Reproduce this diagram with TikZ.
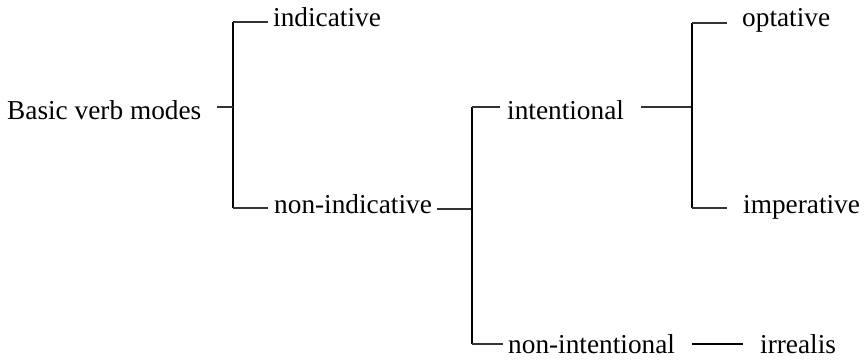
\documentclass[tikz,border=0pt]{standalone}
\usepackage{fontspec}
\setmainfont{Liberation Serif}
\usetikzlibrary{calc}
\begin{document}
\begin{tikzpicture}[x=1pt,y=-1pt,
  lbl/.style={anchor=base west,inner sep=0pt,font=\fontsize{27.3}{32}\selectfont},
  bar/.style={line width=2.2pt},
  tick/.style={line width=1.4pt,black!80},
  heavy/.style={line width=2.6pt}]
\useasboundingbox (0,0) rectangle (864,359);
\node[lbl] (bvm)  at (7,119)   {Basic verb modes};
\node[lbl] (ind)  at (273,26)  {indicative};
\node[lbl] (nind) at (274,213) {non-indicative};
\node[lbl] (int)  at (507,119) {intentional};
\node[lbl] (nint) at (508,353) {non-intentional};
\node[lbl] (opt)  at (742,26)  {optative};
\node[lbl] (imp)  at (743,213) {imperative};
\node[lbl] (irr)  at (760,353) {irrealis};
\coordinate (a1) at (233,22);
\coordinate (a2) at (233,208);
\coordinate (a0) at (233,107);
\coordinate (b1) at (472,107);
\coordinate (b2) at (472,344);
\coordinate (b0) at (472,209);
\coordinate (c1) at (692,23);
\coordinate (c2) at (692,208);
\coordinate (c0) at (692,107);
\draw[bar] (a1) -- (a2);
\draw[tick] ($(bvm.east |- a0)+(16,0)$) -- (a0);
\draw[tick] (a1) -- ($(ind.west |- a1)+(-5,0)$);
\draw[tick] (a2) -- ($(nind.west |- a2)+(-6,0)$);
\draw[tick] ($(nind.east |- b0)+(5,0)$) -- (b0);
\draw[bar] (b1) -- (b2);
\draw[tick] (b1) -- ($(int.west |- b1)+(-7,0)$);
\draw[tick] (b2) -- ($(nint.west |- b2)+(-5,0)$);
\draw[tick] ($(int.east |- c0)+(17,0)$) -- (c0);
\draw[bar] (c1) -- (c2);
\draw[tick] (c1) -- ($(opt.west |- c1)+(-15,0)$);
\draw[tick] (c2) -- ($(imp.west |- c2)+(-16,0)$);
\draw[heavy] ($(nint.east |- b2)+(17,0)$) -- ($(irr.west |- b2)+(-17,0)$);
\end{tikzpicture}
\end{document}
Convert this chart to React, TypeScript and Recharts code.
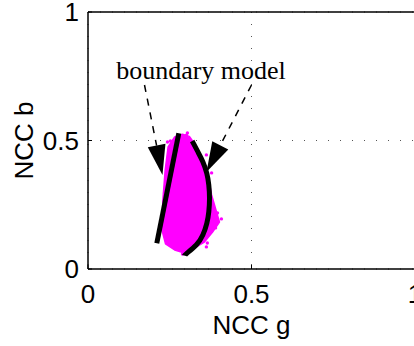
import React from 'react';
import {
  ScatterChart,
  Scatter,
  XAxis,
  YAxis,
  CartesianGrid,
  ReferenceLine,
  ReferenceDot
} from 'recharts';

const axisTicks = [0, 0.5, 1];

// outline of the magenta sample cloud (NCC g, NCC b)
const cloudOutline = [
  { g: 0.289, b: 0.524 },
  { g: 0.31, b: 0.516 },
  { g: 0.329, b: 0.482 },
  { g: 0.35, b: 0.424 },
  { g: 0.368, b: 0.358 },
  { g: 0.378, b: 0.288 },
  { g: 0.393, b: 0.222 },
  { g: 0.402, b: 0.183 },
  { g: 0.381, b: 0.144 },
  { g: 0.356, b: 0.105 },
  { g: 0.326, b: 0.082 },
  { g: 0.295, b: 0.062 },
  { g: 0.265, b: 0.074 },
  { g: 0.237, b: 0.098 },
  { g: 0.226, b: 0.152 },
  { g: 0.229, b: 0.268 },
  { g: 0.236, b: 0.385 },
  { g: 0.245, b: 0.475 },
  { g: 0.265, b: 0.514 }
];

// stray samples around the cloud edge
const cloudSpeckles = [
  { g: 0.243, b: 0.494 },
  { g: 0.252, b: 0.498 },
  { g: 0.301, b: 0.521 },
  { g: 0.304, b: 0.529 },
  { g: 0.362, b: 0.444 },
  { g: 0.378, b: 0.374 },
  { g: 0.396, b: 0.218 },
  { g: 0.408, b: 0.195 },
  { g: 0.39, b: 0.16 },
  { g: 0.365, b: 0.101 },
  { g: 0.362, b: 0.086 },
  { g: 0.289, b: 0.058 },
  { g: 0.234, b: 0.296 }
];

// boundary model: straight edge and curved edge
const lineBoundary = [
  { g: 0.2104, b: 0.1 },
  { g: 0.2777, b: 0.528 }
];

const curveBoundary = [
  { g: 0.3187, b: 0.498 },
  { g: 0.3358, b: 0.4564 },
  { g: 0.3511, b: 0.4175 },
  { g: 0.3633, b: 0.3724 },
  { g: 0.3694, b: 0.3268 },
  { g: 0.3716, b: 0.2751 },
  { g: 0.3694, b: 0.223 },
  { g: 0.3633, b: 0.1778 },
  { g: 0.3511, b: 0.1323 },
  { g: 0.3309, b: 0.0934 },
  { g: 0.3021, b: 0.0611 },
  { g: 0.2951, b: 0.0518 }
];

// annotation arrows: [start, tip]
const leftArrow = [
  { g: 0.1728, b: 0.716 },
  { g: 0.2278, b: 0.3658 }
];
const rightArrow = [
  { g: 0.5, b: 0.716 },
  { g: 0.3624, b: 0.3774 }
];

const annotation = { g: 0.3456, b: 0.775, text: 'boundary model' };

const sans = 'Liberation Sans, Arial, sans-serif';
const serif = 'Liberation Serif, Times New Roman, serif';

const noDot = () => <g />;

const cloudShape = (props: any) => {
  const pts = props.points || [];
  const d = pts.map((p: any, i: number) => `${i ? 'L' : 'M'}${p.x},${p.y}`).join(' ') + ' Z';
  return <path d={d} fill="#ff00ff" stroke="#ff00ff" strokeWidth={1.5} strokeLinejoin="round" />;
};

const arrowShape = (props: any) => {
  const [a, t] = props.points || [];
  if (!a || !t) return <g />;
  const dx = t.x - a.x;
  const dy = t.y - a.y;
  const len = Math.hypot(dx, dy);
  const ux = dx / len;
  const uy = dy / len;
  const headLen = 30;
  const halfW = 9;
  const bx = t.x - ux * headLen;
  const by = t.y - uy * headLen;
  const c1 = `${bx - uy * halfW},${by + ux * halfW}`;
  const c2 = `${bx + uy * halfW},${by - ux * halfW}`;
  return (
    <g>
      <line x1={a.x} y1={a.y} x2={bx} y2={by} stroke="#000" strokeWidth={1.5} strokeDasharray="7 7" />
      <polygon points={`${t.x},${t.y} ${c1} ${c2}`} fill="#000" />
    </g>
  );
};

const speckle = (props: any) => <circle cx={props.cx} cy={props.cy} r={1.7} fill="#ff00ff" />;

export default function App() {
  return (
    <div style={{ position: 'absolute', left: 0, top: 0, width: 414, height: 346, overflow: 'hidden', background: '#fff' }}>
      <ScatterChart width={440} height={346} margin={{ top: 12, right: 25, bottom: 0, left: 0 }}>
        <CartesianGrid strokeDasharray="1 11" stroke="#555" />
        <XAxis
          type="number"
          dataKey="g"
          domain={[0, 1]}
          ticks={axisTicks}
          interval={0}
          height={77}
          tickSize={-4}
          tickMargin={20}
          axisLine={{ stroke: '#000', strokeWidth: 1.5 }}
          tickLine={{ stroke: '#000' }}
          tick={{ fill: '#000', fontSize: 26, fontFamily: sans }}
          label={{ value: 'NCC g', position: 'insideBottom', offset: 12, fill: '#000', fontSize: 26, fontFamily: sans }}
        />
        <YAxis
          type="number"
          dataKey="b"
          domain={[0, 1]}
          ticks={axisTicks}
          interval={0}
          width={88}
          tickSize={-4}
          tickMargin={13}
          axisLine={{ stroke: '#000', strokeWidth: 1.5 }}
          tickLine={{ stroke: '#000' }}
          tick={{ fill: '#000', fontSize: 26, fontFamily: sans }}
          label={{
            value: 'NCC b',
            content: (p: any) => {
              const vb = p.viewBox || { y: 12, height: 257 };
              const cy = vb.y + vb.height / 2;
              return (
                <text
                  transform={`translate(33, ${cy}) rotate(-90)`}
                  textAnchor="middle"
                  fill="#000"
                  fontSize={26}
                  fontFamily={sans}
                >
                  NCC b
                </text>
              );
            }
          }}
        />
        <ReferenceLine y={1} stroke="#000" strokeWidth={1.5} />
        <ReferenceLine x={1} stroke="#000" strokeWidth={1.5} />
        <Scatter data={cloudOutline} line={cloudShape} shape={noDot} isAnimationActive={false} />
        <Scatter data={cloudSpeckles} shape={speckle} isAnimationActive={false} />
        <Scatter
          data={lineBoundary}
          line={{ stroke: '#000', strokeWidth: 5 }}
          lineJointType="linear"
          shape={noDot}
          isAnimationActive={false}
        />
        <Scatter
          data={curveBoundary}
          line={{ stroke: '#000', strokeWidth: 5 }}
          lineJointType="natural"
          shape={noDot}
          isAnimationActive={false}
        />
        <Scatter data={leftArrow} line={arrowShape} shape={noDot} isAnimationActive={false} />
        <Scatter data={rightArrow} line={arrowShape} shape={noDot} isAnimationActive={false} />
        <ReferenceDot
          x={annotation.g}
          y={annotation.b}
          r={0}
          fill="none"
          stroke="none"
          label={{ value: annotation.text, position: 'center', fill: '#000', fontSize: 26, fontFamily: serif }}
        />
      </ScatterChart>
    </div>
  );
}
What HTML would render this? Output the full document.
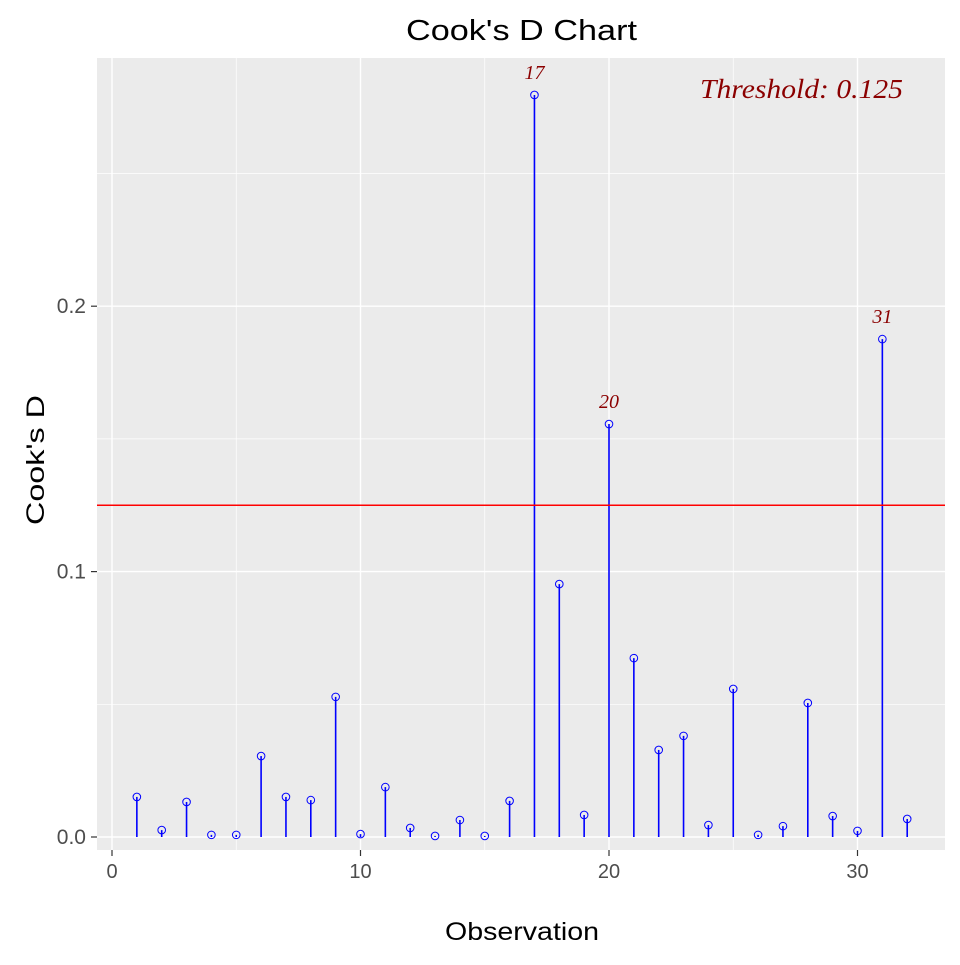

Directions for this task: Reproduce, starting at the line containing "Convert this chart" and stopping after the line containing "const serif = 'Liberation", each of those lines exactly and no others; leave pictures out.

Output:
Convert this chart to React, TypeScript and Recharts code.
import React from 'react';
import {
  ScatterChart,
  Scatter,
  XAxis,
  YAxis,
  CartesianGrid,
  ReferenceLine,
  ReferenceDot
} from 'recharts';

const axisTicks = [0, 0.5, 1];

// outline of the magenta sample cloud (NCC g, NCC b)
const cloudOutline = [
  { g: 0.289, b: 0.524 },
  { g: 0.31, b: 0.516 },
  { g: 0.329, b: 0.482 },
  { g: 0.35, b: 0.424 },
  { g: 0.368, b: 0.358 },
  { g: 0.378, b: 0.288 },
  { g: 0.393, b: 0.222 },
  { g: 0.402, b: 0.183 },
  { g: 0.381, b: 0.144 },
  { g: 0.356, b: 0.105 },
  { g: 0.326, b: 0.082 },
  { g: 0.295, b: 0.062 },
  { g: 0.265, b: 0.074 },
  { g: 0.237, b: 0.098 },
  { g: 0.226, b: 0.152 },
  { g: 0.229, b: 0.268 },
  { g: 0.236, b: 0.385 },
  { g: 0.245, b: 0.475 },
  { g: 0.265, b: 0.514 }
];

// stray samples around the cloud edge
const cloudSpeckles = [
  { g: 0.243, b: 0.494 },
  { g: 0.252, b: 0.498 },
  { g: 0.301, b: 0.521 },
  { g: 0.304, b: 0.529 },
  { g: 0.362, b: 0.444 },
  { g: 0.378, b: 0.374 },
  { g: 0.396, b: 0.218 },
  { g: 0.408, b: 0.195 },
  { g: 0.39, b: 0.16 },
  { g: 0.365, b: 0.101 },
  { g: 0.362, b: 0.086 },
  { g: 0.289, b: 0.058 },
  { g: 0.234, b: 0.296 }
];

// boundary model: straight edge and curved edge
const lineBoundary = [
  { g: 0.2104, b: 0.1 },
  { g: 0.2777, b: 0.528 }
];

const curveBoundary = [
  { g: 0.3187, b: 0.498 },
  { g: 0.3358, b: 0.4564 },
  { g: 0.3511, b: 0.4175 },
  { g: 0.3633, b: 0.3724 },
  { g: 0.3694, b: 0.3268 },
  { g: 0.3716, b: 0.2751 },
  { g: 0.3694, b: 0.223 },
  { g: 0.3633, b: 0.1778 },
  { g: 0.3511, b: 0.1323 },
  { g: 0.3309, b: 0.0934 },
  { g: 0.3021, b: 0.0611 },
  { g: 0.2951, b: 0.0518 }
];

// annotation arrows: [start, tip]
const leftArrow = [
  { g: 0.1728, b: 0.716 },
  { g: 0.2278, b: 0.3658 }
];
const rightArrow = [
  { g: 0.5, b: 0.716 },
  { g: 0.3624, b: 0.3774 }
];

const annotation = { g: 0.3456, b: 0.775, text: 'boundary model' };

const sans = 'Liberation Sans, Arial, sans-serif';
const serif = 'Liberation Serif, Times New Roman, serif';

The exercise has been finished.